On Tuesday 10 September Secretary of State for Defence, Rt Hon John Healey MP will present pin badges to three veterans who suffered the injustice of the ‘gay ban’ in the military. Like thousands of other LGBT Veterans, Royal Navy sailor Emma Riley, British Army soldier Stephen Close and former RAF serviceman Carl Austin-Behan OBE will receive a pin badge to symbolise the injustice and abhorrent treatment faced by LGBT members of the Armed Forces prior to the ban being lifted on 12th January 2000.

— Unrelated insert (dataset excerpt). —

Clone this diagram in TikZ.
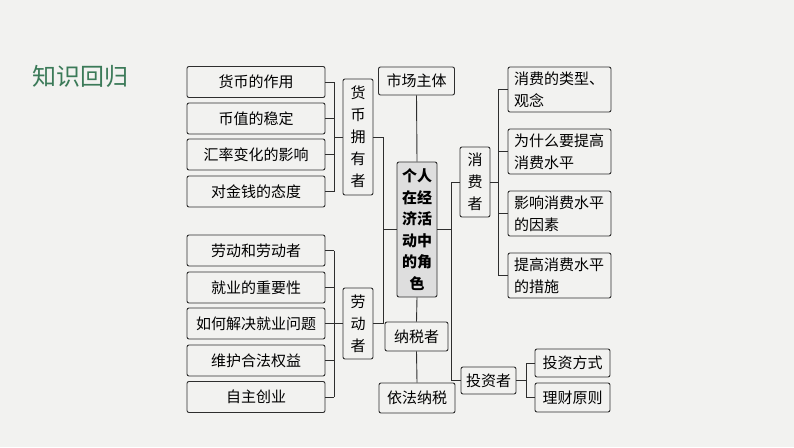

Fighting With Pride welcomes the first presentations of the pin badge, which we recommended to Lord Etherton and were included in his official LGBT Veterans Independent Review. However, the fight for justice for LGBT Veterans is not over until fair compensation is paid for; treatment former Prime Minister Sunak referred to in his apology on behalf of the British people in July 2023. Mr Sunak said:
“The ban on LGBT people serving in our Armed Forces until the year 2000 was an appalling failure of the British state decades behind the law of this land. In that period many endured the most horrific sexual abuse and violence, homophobic bullying and harassment, all while bravely serving this country. Today on behalf of the British state, I apologise.”
In a recent report by the National Audit Office (NAO) up to 4000 veterans were assessed by Government actuaries to be expected to be eligible for compensation. Fighting with Pride was one of a number of community charities that consulted on the NAO report which seeks to establish lessons learned from Horizon, Windrush and the LGBT Veterans scandals.
Based on these government figures, the £50 million currently proposed for the reparations fund would mean average payments to each of the 4000 applicants of just £12,500. Fighting With Pride does not believe that this is an appropriate level of reparations for those who were investigated, arrested, interrogated, humiliated, imprisoned and forcibly outed to friends and family. Many LGBT+ veterans lost homes, careers, and years of pensionable service.
LGBT military charity Fighting With Pride calls for swift action. Royal Navy veteran Craig Jones MBE, leader of the campaign said :
“In the light of the greater numbers affected by the policy, more compensation must be made available. We welcome the presentations of pin badges today and the important message it sends about righting the wrongs of this abhorrent, historic policy. The three who are receiving these deeply symbolic badges will be the first of many. Now it’s vital the new government moves quickly to deliver proper recompense and get justice done. We’re especially concerned for older and sick veterans and those impoverished as a consequence of the illegal gay ban’
“The funding intended for this scheme is inadequate, in fact we go so far as to say it risks being seen as an insult. It fails to take account of the shocking treatment inflicted upon a community of veterans who defended our peace and freedom but were treated in a way which the Prime Minister said had brought dishonour on our nation. This is the moment for the government to do the right thing.”